As the plot develops further, however, the naïve realism of the narrative is gradually supplanted by musings on the powerlessness of symbolic language. It is no accident that the scheme the narrator eventually discovers revolves around an old Kabbalistic manuscript meant to provide directions for summoning divine forces of protection in times of need. The plan is steeped in a rich mystic tradition that gradually opens itself up for interpretation. Various numbers, figures, and names begin to take on a vague but pressing significance in the narrator’s mind. Yet each new connection drawn fails to illuminate his situation further; his paths of investigation seem repeatedly to lead to dead ends. At the same time, engulfed as he is by tracking down the meanings of various signs and symbols, his own writing in Minut turns towards a focus on the terrible condition of the Jewish population in Belgrade and his neighboring home town, Zemun. The only response he receives is in the form of hate mail and threats. He opens his door one day to find that someone has defecated on his doormat; on another occasion, he finds the remains of a massacred cat lying in a bag.
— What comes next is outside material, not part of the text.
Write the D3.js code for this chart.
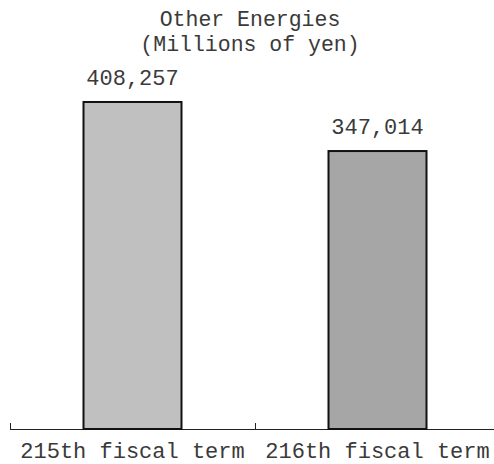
<!DOCTYPE html>
<html>
<head>
<meta charset="utf-8">
<script src="https://cdn.jsdelivr.net/npm/d3@7"></script>
<style>
html,body{margin:0;padding:0;background:#fff;}
svg{display:block;}
text{font-family:"Courier New","Liberation Mono",monospace;fill:#3a3a3a;}
</style>
</head>
<body>
<svg id="chart" width="494" height="464"></svg>
<script>
const categories = ["215th fiscal term", "216th fiscal term"];
const values = [408257, 347014];
const barColors = ["#c0c0c0", "#a6a6a6"];
const titleLines = ["Other Energies", "(Millions of yen)"];

const W = 494, H = 464;
const svg = d3.select("#chart");

const x = d3.scaleBand().domain(categories).range([10, 500]).padding(0);
const y = d3.scaleLinear().domain([0, 500000]).range([429, 28.5]);

// axis
const axisG = svg.append("g").attr("transform", `translate(0,${y(0)})`)
  .call(d3.axisBottom(x).tickSize(0).tickFormat(""));
axisG.select(".domain").remove();
axisG.append("line").attr("x1", 10).attr("x2", W).attr("y1", 0.5).attr("y2", 0.5)
  .attr("stroke", "#222").attr("stroke-width", 1);
// tick marks at band edges
const edges = categories.map(c => x(c));
axisG.selectAll(".edge").data(edges).enter().append("line")
  .attr("x1", d => Math.round(d) + 0.5).attr("x2", d => Math.round(d) + 0.5)
  .attr("y1", -6).attr("y2", 0.5).attr("stroke", "#222");

// bars
const bw = x.bandwidth();
svg.selectAll(".bar").data(values).enter().append("rect")
  .attr("x", (d, i) => x(categories[i]) + bw * 0.3)
  .attr("width", bw * 0.4)
  .attr("y", d => y(d))
  .attr("height", d => y(0) - y(d))
  .attr("fill", (d, i) => barColors[i])
  .attr("stroke", "#111").attr("stroke-width", 2);

// value labels
svg.selectAll(".val").data(values).enter().append("text")
  .attr("x", (d, i) => x(categories[i]) + bw / 2)
  .attr("y", d => y(d) - 17)
  .attr("text-anchor", "middle")
  .style("font-size", "22px")
  .text(d => d3.format(",")(d));

// category labels
svg.selectAll(".cat").data(categories).enter().append("text")
  .attr("x", d => x(d) + bw / 2)
  .attr("y", 458)
  .attr("text-anchor", "middle")
  .style("font-size", "22px")
  .text(d => d);

// title
svg.selectAll(".title").data(titleLines).enter().append("text")
  .attr("x", 250)
  .attr("y", (d, i) => 26 + i * 24.5)
  .attr("text-anchor", "middle")
  .style("font-size", "21.5px")
  .text(d => d);
</script>
</body>
</html>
It seems natural, then, that the narrator should bemoan the condition of the written word and our ability to understand it. “No one can convince me that real life is as orderly as a novel, and that in real life everything is tidy and purposeful,” he insists. He even incorporates subtle jabs at his own style: he hears, for instance, that “writing in brief, a subject swiftly plumbed, represents the pinnacle of writing, such as what the celestial beings practice, while writing in longer fragments is a trustworthy sign of a text’s inferiority.” His narrative is marred by self-conscious nods to its own construction; he regrets choices of verbiage, expresses his desire for the text to be burnt after his death, and even insists that he “never meant to write a book.” His uncertainty about his own use of language begins to mirror his uncertainty about how to synthesize the signs he encounters into one meaningful picture, and what emerges is a strong statement about the futility of the symbol.
Thus, from a web of confusions arises a clear conclusion about the limitations of language. It is refreshing and surprising to find such a cerebral theme couched in such nakedly straightforward prose, especially given that Albahari’s construction of suspense—if long-winded—turns out to be quite exciting in and of itself. Where the narrator’s own investigations into the intricate world of Kaballah may feel, by their end, to have been pointless, it is in this very pointlessness that they find their power: they are symbols, at least, of the impotence of symbols themselves. The “book of sand” still holds some weight.